The restaurant industry can attribute $40 billion of its sales in 2018 to delivery. That’s a 7% share, double from just a few years ago, said Melissa Wilson, principal with Technomic. While high commissions with third-party marketplaces are still a chief complaint from restaurant operators, the other challenge is losing the ability to track and understand customers, said Josh Patchus, founder and chief data scientist for PXY Data and former chief data scientist for Cava. “Restaurants are playing a game of chess with dice. Third-party marketplaces are playing a different game,” he said. While operators such as Stephen Smittle, COO of seven-unit Gusto Farm to Street, still sees third-party delivery as an opportunity to build top line sales, he admits that the back end doesn’t always work as well.
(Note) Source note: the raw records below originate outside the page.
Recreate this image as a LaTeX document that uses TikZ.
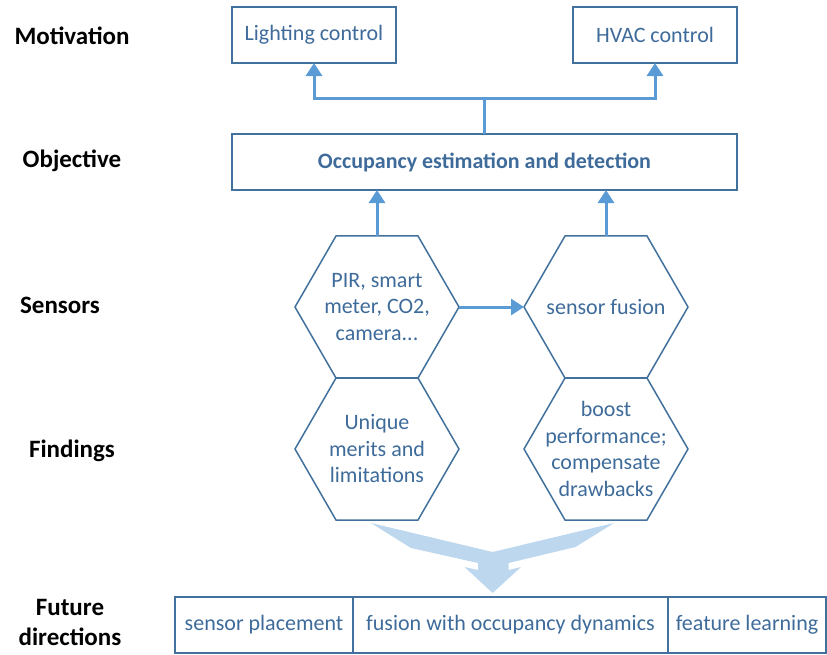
\documentclass[tikz,border=0pt]{standalone}
\usepackage{fontspec}
\setmainfont{Carlito}
\usepackage{tikz}
\usetikzlibrary{arrows.meta, shapes.geometric, positioning, calc}
\definecolor{frame}{HTML}{41719C}
\definecolor{ink}{HTML}{3E6B9A}
\definecolor{wire}{HTML}{5B9BD5}
\definecolor{haze}{HTML}{BDD7EE}
\tikzset{
  box/.style={
    rectangle, draw=frame, line width=1.5pt,
    minimum height=56pt, inner sep=0pt, outer sep=0pt,
    text=ink, font=\fontsize{22}{26.5}\selectfont
  },
  hexa/.style={
    regular polygon, regular polygon sides=6, minimum size=164pt,
    inner sep=0pt, outer sep=0pt, draw=frame, line width=1.5pt
  },
  hextext/.style={
    align=center, text=ink, font=\fontsize{22}{26.5}\selectfont
  },
  rowlabel/.style={
    align=center, font=\fontsize{25}{30}\selectfont\bfseries
  },
  arrow/.style={-{Triangle[width=16pt,length=13pt]}, line width=3pt, draw=wire},
  link/.style={line width=3pt, draw=wire}
}

\begin{document}
\begin{tikzpicture}[x=1pt, y=-1pt]
  \useasboundingbox (0,0) rectangle (827,654);

  % row labels
  \node[rowlabel] (lmot) at (72,36) {Motivation};
  \node[rowlabel] (lobj) at (72,161) {Objective};
  \node[rowlabel] (lsen) at (60,305) {Sensors};
  \node[rowlabel] (lfin) at (72,451) {Findings};
  \node[rowlabel] (lfut) at (70,622) {Future\\directions};

  % motivation and objective
  \node[box, minimum width=164pt] (light) at (314,35) {Lighting control};
  \node[box, minimum width=164pt] (hvac) at (655,35) {HVAC control};
  \node[box, minimum width=505pt, font=\fontsize{22}{26.5}\selectfont\bfseries]
    (obj) at (484.5,162) {Occupancy estimation and detection};

  \coordinate (split) at (484.5,98);
  \draw[link] (obj.north) -- (split);
  \draw[arrow] (split) -| (light.south);
  \draw[arrow] (split) -| (hvac.south);

  % sensors and findings
  \node[hexa] (pir) at (377,307) {};
  \node[hexa] (fus) at (606,307) {};
  \node[hexa] (uniq) at (377,449) {};
  \node[hexa] (boost) at (606,449) {};
  \node[hextext] at (pir) {PIR, smart\\meter, CO2,\\camera...};
  \node[hextext] at (fus) {sensor fusion};
  \node[hextext] at (uniq) {Unique\\merits and\\limitations};
  \node[hextext] at (boost) {boost\\performance;\\compensate\\drawbacks};

  \draw[arrow] (pir.east) -- (fus.west);
  \draw[arrow] (pir.north) -- (pir.north |- obj.south);
  \draw[arrow] (fus.north) -- (fus.north |- obj.south);

  % merging arrow
  \fill[haze] (371,523) -- (411,548) -- (478,563) -- (478,570) -- (464.5,567)
    -- (492.6,593) -- (521,567) -- (508.5,570) -- (508.5,563) -- (575.5,547)
    -- (614,523) -- (492.6,552) -- cycle;

  % future directions
  \node[box, minimum width=178pt] (place) at (264,625) {sensor placement};
  \node[box, minimum width=315pt, right=0pt of place] (dyn) {fusion with occupancy dynamics};
  \node[box, minimum width=158pt, right=0pt of dyn] (feat) {feature learning};
\end{tikzpicture}
\end{document}
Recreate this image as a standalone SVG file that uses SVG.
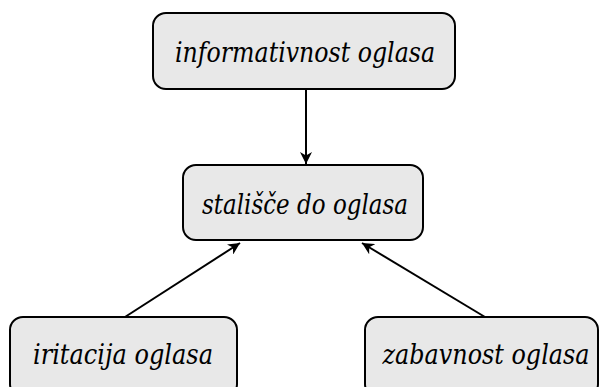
<svg xmlns="http://www.w3.org/2000/svg" width="602" height="387" viewBox="0 0 602 387">
<defs>
<style>
.box{fill:#e8e8e8;stroke:#000;stroke-width:2}
text{font-family:'DejaVu Serif','Liberation Serif',serif;font-style:italic;font-size:27px;fill:#000;text-anchor:middle}
.c{stroke:#000;stroke-width:2;fill:none;marker-end:url(#ah)}
</style>
<marker id="ah" viewBox="0 0 10 10" refX="10" refY="5" markerWidth="6" markerHeight="6" markerUnits="strokeWidth" orient="auto">
<path d="M0,0 L10,5 L0,10 L3,5 Z" fill="#000"/>
</marker>
</defs>
<rect width="602" height="387" fill="#fff"/>
<g id="connectors">
<line class="c" x1="306" y1="89" x2="306" y2="164"/>
<line class="c" x1="125" y1="317" x2="240" y2="243"/>
<line class="c" x1="485" y1="317" x2="362" y2="243"/>
</g>
<g id="informativnost">
<rect class="box" x="153" y="13" width="302" height="76" rx="13"/>
<text x="305" y="62" textLength="260" lengthAdjust="spacingAndGlyphs">informativnost oglasa</text>
</g>
<g id="stalisce">
<rect class="box" x="183" y="165" width="240" height="75" rx="13"/>
<text x="305" y="214" textLength="206" lengthAdjust="spacingAndGlyphs">stališče do oglasa</text>
</g>
<g id="iritacija">
<rect class="box" x="10" y="317" width="227" height="80" rx="13"/>
<text x="123" y="364" textLength="180" lengthAdjust="spacingAndGlyphs">iritacija oglasa</text>
</g>
<g id="zabavnost">
<rect class="box" x="365" y="317" width="233" height="80" rx="13"/>
<text x="486" y="364" textLength="207" lengthAdjust="spacingAndGlyphs">zabavnost oglasa</text>
</g>
</svg>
He and others agree that the goal is now to migrate those customers back to the restaurant’s own app and ordering channels now that the business has been established.
But, added Wilson, “If the economy does start to slow down and consumers start to dial back, we anticipate that will have some impact on delivery.”
For delivery, menu optimization is crucial
“Simpler menus almost always do better,” said Sterling Douglass, CEO of Chowly. “We’ve seen people who do menu optimization: They can double their execution rates. They’re literally doubling their business.” It’s proven effective for Focus Brands, said Chief Information Officer Michael Verdesca. Its Moe’s Southwest Grill chain has cut down on the number of modifiers available via online ordering, which has eased execution. It’s also made the ordering process faster and easier by providing fewer options, curtailing ordering fatigue. Now, Focus is experimenting with using far fewer descriptors on the menu.
Cash isn’t going away
While there’s a lot of legislation in play on cash, with some areas even outlawing cashless stores, cash is still a large piece of the restaurant business. Forty-one percent of all transactions at QSRs and fast casuals are cash transactions, and 25% of transactions at bars and restaurants are cash payment, said Peter Wolf, VP of retail business development and marketing – Americas for payment systems provider Glory.
At this point, there’s still some angst around digital payments for operators, said Ryan Dickerson, director of digital commerce for Inspire Brands. While online ordering and payment has certainly come a long way in the past decade, Dickerson is still having some of the same conversations around processing payment, PCI compliance and more that he was having many years ago. For now, Inspire has built its payment ecosystem with a level of “extensibility and flexibility” to allow multiple options to fit the different consumer sets it serves. While he admitted that it can be a headache at times, it’s needed.
But in the future, even more mobile will be accepted, predicted Mike Hardy, IT director for Snooze, an A.M. Eatery.